As soon as I saw the headline of this story, I figured that the problem would almost certainly closely involve one of the classic, endlessly repeated failures of public spending:
. . . Even if stations are serviced regularly, nature occasionally interferes: A charger repair technician working for the company ChargerHelp recently found a wasp’s nest snuggled into a charger’s electronic guts, the company’s cofounder said at a recent industry event. . . . What’s more, not all early US charging station projects set aside funding for regular check-ins or maintenance, said Thomas Ashley, vice president of policy and market development at Shell Recharge Solutions, in an email to WIRED. Some early projects did not require the companies installing or managing the chargers to maintain a certain level of reliability or uptime, he says. Even in today’s charging infrastructure contracts,
where uptime or reliability requirements exist, they’re generally not strong enough to meet driver expectations and are not granted sufficient budget for longer-term maintenance needs,Ashley says.— Aarian Marshall, Unplugged: How broken charging stations could stall the EV movement–and the fight against climate change.

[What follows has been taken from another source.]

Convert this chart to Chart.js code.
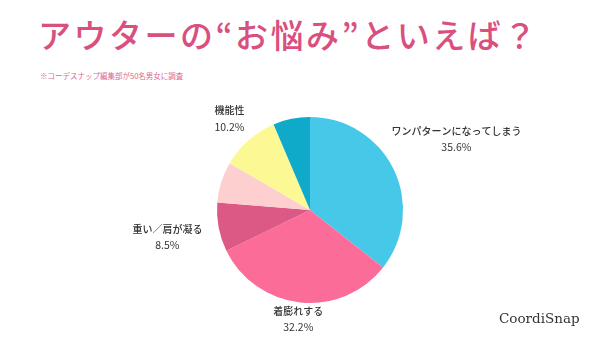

WIRED (30.07/30.08), 20-21.
It’s turned out like this so far because it almost always turns out like this, and it almost always turns out like this because (1) the incentives for public choice that come out of political processes and (2) the structures for decision-making that come out of governmental institutions almost always combine to make these dysfunctional patterns of spending and planning, malinvestment, overinvestment, and underinvestment, as completely predictable as they are stifling, ugly, broken and needlessly, grindingly stupid.